Con su denuncia, Elisa Carrió buscó alterar esa ecuación, pero no para rescatar a la oposición de la encrucijada en la que la ponía el kirchnerismo (de «aprobame lo que te mando, si no lo otro será mucho peor»), sino juntando a Gobierno y Oposición Responsable bajo el rótulo de una «concordancia» que no existe en los hechos, para intentar quedar ella como la Gran Opositora.
Por eso, se vio a Ricardo Alfonsín muy enojado, como nunca hasta ahora, en lo que seguramente entendió como una traición de aquella dirigente a la que defendió tantas veces en el pasado frente a sus correligionarios. Y es que, en realidad, la acción de Carrió busca afectar especialmente al radicalismo, y amenaza con generar una dispersión mucho mayor en el escenario político.
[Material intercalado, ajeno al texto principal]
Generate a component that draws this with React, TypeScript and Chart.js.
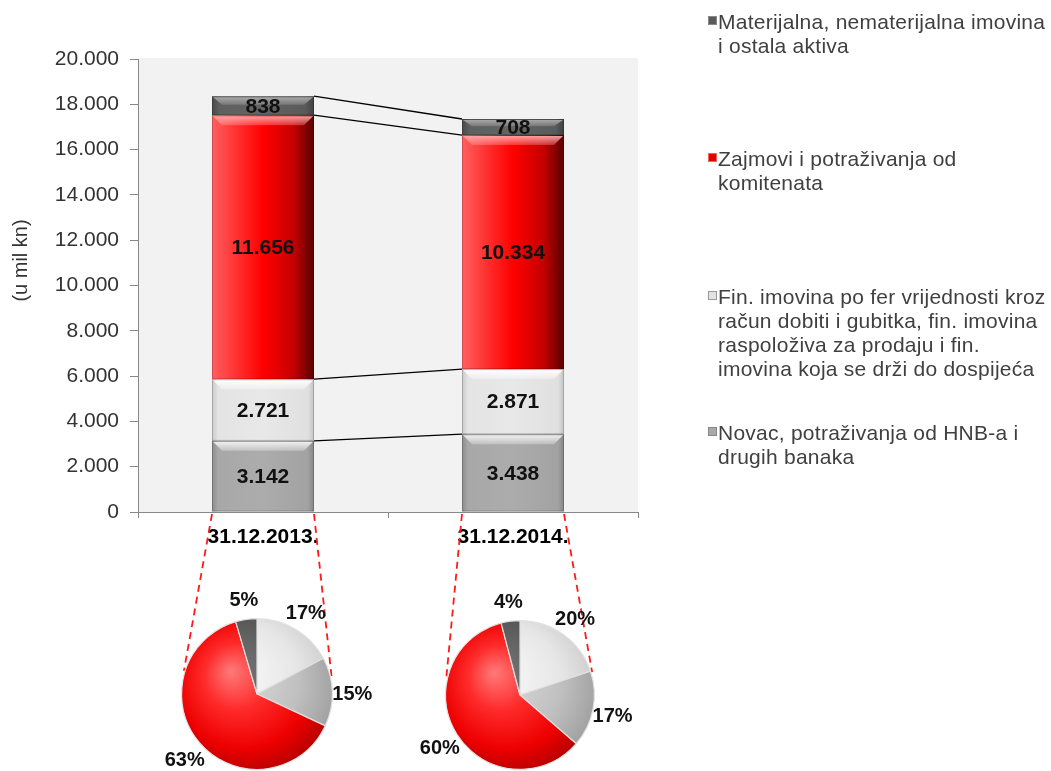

Por eso, las corporaciones mediáticas opositoras dieron una cobertura extensísima y muy intensa al discurso de Carrió, y también a las declaraciones de las diputadas, dos (2), que habían recibido llamados desde el Gobierno. Los medios opositores son los primeros interesados en una reacción destemplada de Cristina que la embarque en una guerra de la que, se esperanzan, no termine como con la ley de medios o el matrimonio igualitario, sino que replique los resultados del añorado conflicto con el C.A.M.P.O.
Hoy estamos viendo una foto y nada más que una foto. Pero si la película que viene es una seguidilla de tomas como las que se están observando a partir de la muerte de Kirchner, las próximas elecciones serán, seguramente, una reedición de las de 2007. O sea, de nuevo Blancanieves y los siete enanitos.